Make an exact copy of all the material below, apart from the pictures.
--*--
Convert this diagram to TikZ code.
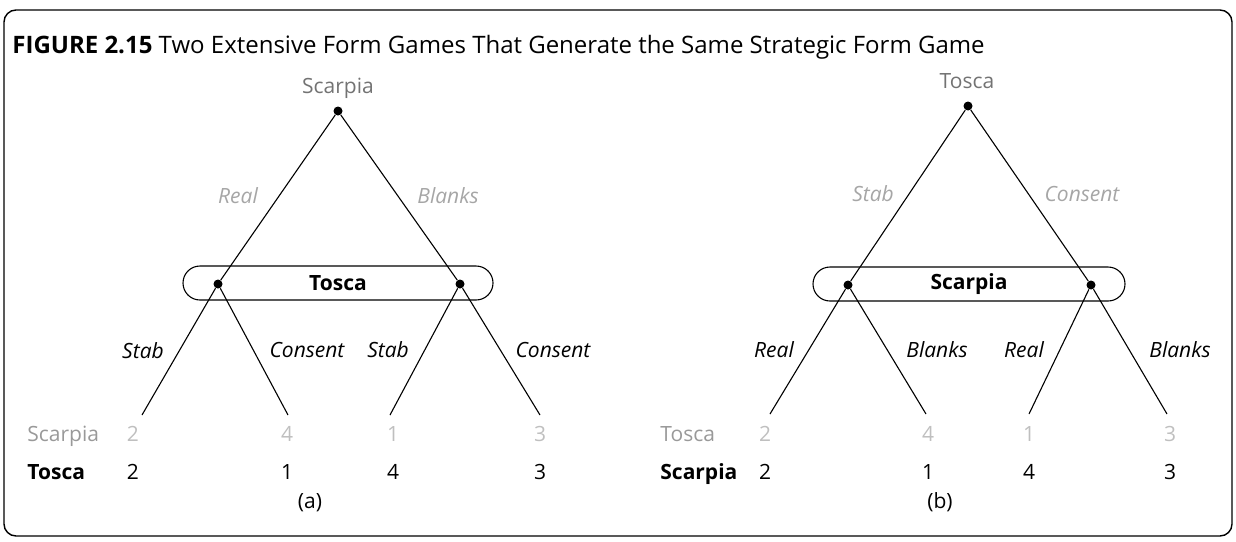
\documentclass[tikz,border=0pt]{standalone}
\usepackage{fontspec}
\setmainfont{Open Sans}
\begin{document}
\begin{tikzpicture}[x=0.5pt,y=-0.5pt,
  every node/.style={inner sep=0pt, font=\fontsize{10.5}{12}\selectfont},
  dot/.style={circle, fill=black, minimum size=4.5pt},
  edge/.style={line width=0.55pt},
  infoset/.style={draw, line width=0.55pt, rounded corners=8.5pt,
    minimum height=17pt, font=\fontsize{10.5}{12}\selectfont\bfseries},
  move/.style={font=\fontsize{10.5}{12}\selectfont\itshape},
  topmove/.style={move, text=black!35},
  player/.style={text=black!55, anchor=base},
  rowname/.style={anchor=base west},
  fadedname/.style={rowname, text=black!40},
  boldname/.style={rowname, font=\fontsize{10.5}{12}\selectfont\bfseries},
  payoff/.style={anchor=base},
  fadedpayoff/.style={payoff, text=black!25},
  caption/.style={anchor=base}
]
\useasboundingbox (0,0) rectangle (1236,541);

% outer frame and title
\draw[line width=0.7pt, rounded corners=6pt] (4,10) rectangle (1232,536);
\node[anchor=base west, font=\fontsize{12}{14}\selectfont] (title) at (12,53)
  {\textbf{FIGURE 2.15} Two Extensive Form Games That Generate the Same Strategic Form Game};

% ---------------- game (a) ----------------
\node[infoset, minimum width=155pt] (ia) at (338,283) {Tosca};
\node[player] (ra-lab) at (338,93) {Scarpia};
\node[dot] (ra) at (338,111) {};
\node[dot] (a1) at (218,284) {};
\node[dot] (a2) at (460,284) {};
\coordinate (la1) at (142,415);
\coordinate (la2) at (288,415);
\coordinate (la3) at (390,415);
\coordinate (la4) at (540,415);
\draw[edge] (ra) -- (a1);
\draw[edge] (ra) -- (a2);
\draw[edge] (a1) -- (la1);
\draw[edge] (a1) -- (la2);
\draw[edge] (a2) -- (la3);
\draw[edge] (a2) -- (la4);
\node[topmove] (ma1) at (238,196) {Real};
\node[topmove] (ma2) at (448,196) {Blanks};
\node[move] (ma3) at (143,351) {Stab};
\node[move] (ma4) at (307,350) {Consent};
\node[move] (ma5) at (388,350) {Stab};
\node[move] (ma6) at (553,350) {Consent};
\node[fadedname] (na1) at (27,441) {Scarpia};
\node[boldname] (na2) at (27,479) {Tosca};
\node[fadedpayoff] (pa11) at (133,441) {2};
\node[fadedpayoff] (pa12) at (287,441) {4};
\node[fadedpayoff] (pa13) at (393,441) {1};
\node[fadedpayoff] (pa14) at (540,441) {3};
\node[payoff] (pa21) at (133,479) {2};
\node[payoff] (pa22) at (287,479) {1};
\node[payoff] (pa23) at (393,479) {4};
\node[payoff] (pa24) at (540,479) {3};
\node[caption] (capa) at (310,508) {(a)};

% ---------------- game (b) ----------------
\node[infoset, minimum width=156pt] (ib) at (969,284) {Scarpia};
\node[player] (rb-lab) at (967,88) {Tosca};
\node[dot] (rb) at (968,106) {};
\node[dot] (b1) at (848,285) {};
\node[dot] (b2) at (1091,285) {};
\coordinate (lb1) at (770,414);
\coordinate (lb2) at (926,414);
\coordinate (lb3) at (1029,414);
\coordinate (lb4) at (1167,414);
\draw[edge] (rb) -- (b1);
\draw[edge] (rb) -- (b2);
\draw[edge] (b1) -- (lb1);
\draw[edge] (b1) -- (lb2);
\draw[edge] (b2) -- (lb3);
\draw[edge] (b2) -- (lb4);
\node[topmove] (mb1) at (873,194) {Stab};
\node[topmove] (mb2) at (1082,194) {Consent};
\node[move] (mb3) at (774,350) {Real};
\node[move] (mb4) at (937,350) {Blanks};
\node[move] (mb5) at (1024,350) {Real};
\node[move] (mb6) at (1180,350) {Blanks};
\node[fadedname] (nb1) at (660,441) {Tosca};
\node[boldname] (nb2) at (660,479) {Scarpia};
\node[fadedpayoff] (pb11) at (765,441) {2};
\node[fadedpayoff] (pb12) at (928,441) {4};
\node[fadedpayoff] (pb13) at (1029,441) {1};
\node[fadedpayoff] (pb14) at (1170,441) {3};
\node[payoff] (pb21) at (765,479) {2};
\node[payoff] (pb22) at (928,479) {1};
\node[payoff] (pb23) at (1029,479) {4};
\node[payoff] (pb24) at (1170,479) {3};
\node[caption] (capb) at (940,508) {(b)};
\end{tikzpicture}
\end{document}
--*--
— Solution to the exercise —
Convert this diagram to TikZ code.
\documentclass[tikz,border=0pt]{standalone}
\usepackage{fontspec}
\setmainfont{Open Sans}
\begin{document}
\begin{tikzpicture}[x=0.5pt,y=-0.5pt,
  every node/.style={inner sep=0pt, font=\fontsize{10.5}{12}\selectfont},
  dot/.style={circle, fill=black, minimum size=4.5pt},
  edge/.style={line width=0.55pt},
  infoset/.style={draw, line width=0.55pt, rounded corners=8.5pt,
    minimum height=17pt, font=\fontsize{10.5}{12}\selectfont\bfseries},
  move/.style={font=\fontsize{10.5}{12}\selectfont\itshape},
  topmove/.style={move, text=black!35},
  player/.style={text=black!55, anchor=base},
  rowname/.style={anchor=base west},
  fadedname/.style={rowname, text=black!40},
  boldname/.style={rowname, font=\fontsize{10.5}{12}\selectfont\bfseries},
  payoff/.style={anchor=base},
  fadedpayoff/.style={payoff, text=black!25},
  caption/.style={anchor=base}
]
\useasboundingbox (0,0) rectangle (1236,541);

% outer frame and title
\draw[line width=0.7pt, rounded corners=6pt] (4,10) rectangle (1232,536);
\node[anchor=base west, font=\fontsize{12}{14}\selectfont] (title) at (12,53)
  {\textbf{FIGURE 2.15} Two Extensive Form Games That Generate the Same Strategic Form Game};

% ---------------- game (a) ----------------
\node[infoset, minimum width=155pt] (ia) at (338,283) {Tosca};
\node[player] (ra-lab) at (338,93) {Scarpia};
\node[dot] (ra) at (338,111) {};
\node[dot] (a1) at (218,284) {};
\node[dot] (a2) at (460,284) {};
\coordinate (la1) at (142,415);
\coordinate (la2) at (288,415);
\coordinate (la3) at (390,415);
\coordinate (la4) at (540,415);
\draw[edge] (ra) -- (a1);
\draw[edge] (ra) -- (a2);
\draw[edge] (a1) -- (la1);
\draw[edge] (a1) -- (la2);
\draw[edge] (a2) -- (la3);
\draw[edge] (a2) -- (la4);
\node[topmove] (ma1) at (238,196) {Real};
\node[topmove] (ma2) at (448,196) {Blanks};
\node[move] (ma3) at (143,351) {Stab};
\node[move] (ma4) at (307,350) {Consent};
\node[move] (ma5) at (388,350) {Stab};
\node[move] (ma6) at (553,350) {Consent};
\node[fadedname] (na1) at (27,441) {Scarpia};
\node[boldname] (na2) at (27,479) {Tosca};
\node[fadedpayoff] (pa11) at (133,441) {2};
\node[fadedpayoff] (pa12) at (287,441) {4};
\node[fadedpayoff] (pa13) at (393,441) {1};
\node[fadedpayoff] (pa14) at (540,441) {3};
\node[payoff] (pa21) at (133,479) {2};
\node[payoff] (pa22) at (287,479) {1};
\node[payoff] (pa23) at (393,479) {4};
\node[payoff] (pa24) at (540,479) {3};
\node[caption] (capa) at (310,508) {(a)};

% ---------------- game (b) ----------------
\node[infoset, minimum width=156pt] (ib) at (969,284) {Scarpia};
\node[player] (rb-lab) at (967,88) {Tosca};
\node[dot] (rb) at (968,106) {};
\node[dot] (b1) at (848,285) {};
\node[dot] (b2) at (1091,285) {};
\coordinate (lb1) at (770,414);
\coordinate (lb2) at (926,414);
\coordinate (lb3) at (1029,414);
\coordinate (lb4) at (1167,414);
\draw[edge] (rb) -- (b1);
\draw[edge] (rb) -- (b2);
\draw[edge] (b1) -- (lb1);
\draw[edge] (b1) -- (lb2);
\draw[edge] (b2) -- (lb3);
\draw[edge] (b2) -- (lb4);
\node[topmove] (mb1) at (873,194) {Stab};
\node[topmove] (mb2) at (1082,194) {Consent};
\node[move] (mb3) at (774,350) {Real};
\node[move] (mb4) at (937,350) {Blanks};
\node[move] (mb5) at (1024,350) {Real};
\node[move] (mb6) at (1180,350) {Blanks};
\node[fadedname] (nb1) at (660,441) {Tosca};
\node[boldname] (nb2) at (660,479) {Scarpia};
\node[fadedpayoff] (pb11) at (765,441) {2};
\node[fadedpayoff] (pb12) at (928,441) {4};
\node[fadedpayoff] (pb13) at (1029,441) {1};
\node[fadedpayoff] (pb14) at (1170,441) {3};
\node[payoff] (pb21) at (765,479) {2};
\node[payoff] (pb22) at (928,479) {1};
\node[payoff] (pb23) at (1029,479) {4};
\node[payoff] (pb24) at (1170,479) {3};
\node[caption] (capb) at (940,508) {(b)};
\end{tikzpicture}
\end{document}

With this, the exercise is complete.